Toronto should pay every city worker a living wage
Over the winter, a small group quietly deliberated over a basic question: What does it take for a family to make ends meet in Toronto?
The group — which consisted of researchers, social justice and workers’ rights advocates, employers and labour — came together to calculate Toronto’s living wage for 2015.
A living wage is different from the legally mandated provincial minimum wage. It reflects the minimum of what it takes to raise a family in this city.
There’s rent, one of the biggest expenses any Toronto family faces: rent here is among the most expensive in Canada. We’ve calculated the cost of a two-bedroom apartment, though parents know three bedrooms are preferred.

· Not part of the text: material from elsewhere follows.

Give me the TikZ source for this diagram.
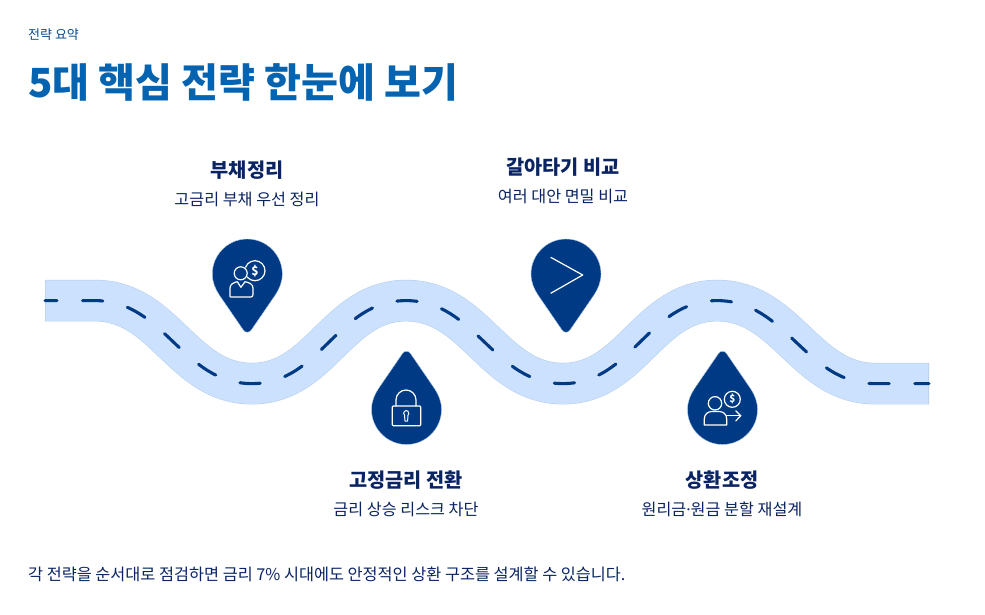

There’s child care. While the city offers subsidized quality child care to lowerincome families, the wait-list is in the tens of thousands.
In the absence of enough affordable public child care in Toronto, the next cheapest option is home-based child care, which is often unregulated and not always parents’ first choice. It still costs our composite family, consisting of a 3year-old and a 7-year-old, $16,999.45 a year.
Working parents need to get to work, and purchase groceries, clothing and footwear. Household costs — such as laundry and hydro — are not negotiable.
Add tenant insurance, basic household items and furniture, a cellphone, Internet, school supplies and life adds up in a hurry.
When you factor in these basic needs, two working parents need to work full time and earn $18.52 an hour in order to make ends meet in Toronto.
With Ontario’s legally mandated minimum wage at $11 an hour, it’s no wonder that there are so many working poor. Many face the added challenge of working one or several precarious jobs where the hours may be unpredictable or part time.
The city of Toronto could take a leadership role in creating good, stable jobs for all Torontonians.
As a champion of quality jobs for all, city council could model this commitment by passing a motion that ensures total compensation of all workers, both direct and indirect employees, is at least $18.52 an hour.
Stable jobs that pay a living wage would be a real game-changer.
It would help counter the growing divide between the rich and the rest of us that threatens the well-being of our community. Others have done it and are reaping the benefits.
In the U.K., the Greater London Authority championed a living wage and now over 1,200 employers have committed to the idea. New York’s mayor has expanded that city’s living wage requirement to cover thousands more workers.
In Hamilton, the public school board has committed to becoming a living wage employer and the city of Hamilton is examining it.
In Waterloo Region, there is an active employer recognition program with a growing list of living-wage champions.
Paying a living wage can be great for business. Research shows employers who pay a higher wage experience reduced staff turnover, improved productivity and better customer service. Organizations that adopt a living-wage pay structure often attract customers who want to reward a model employer.
So it makes sense that the Windsor Chamber of Commerce is a partner in that community’s living wage campaign and that in Toronto, DUCA Credit Union is becoming a living wage employer and championing the idea to others.
We understand that for many employers, including the city of Toronto, implementing a living wage of $18.52 can’t happen overnight.
Yet if we don’t have a plan that takes us there, rewarding workers and employers along the way, it won’t happen at all.
Like London and New York, the city of Toronto has a responsibility — and an opportunity — to be a model employer and to leverage the billions it spends every year on contracts to encourage other employers to do the same.
This is a message Toronto’s city council needs to consider as it develops an antipoverty strategy. Stable jobs with a living wage aren’t the whole answer, but it should be a part of the package.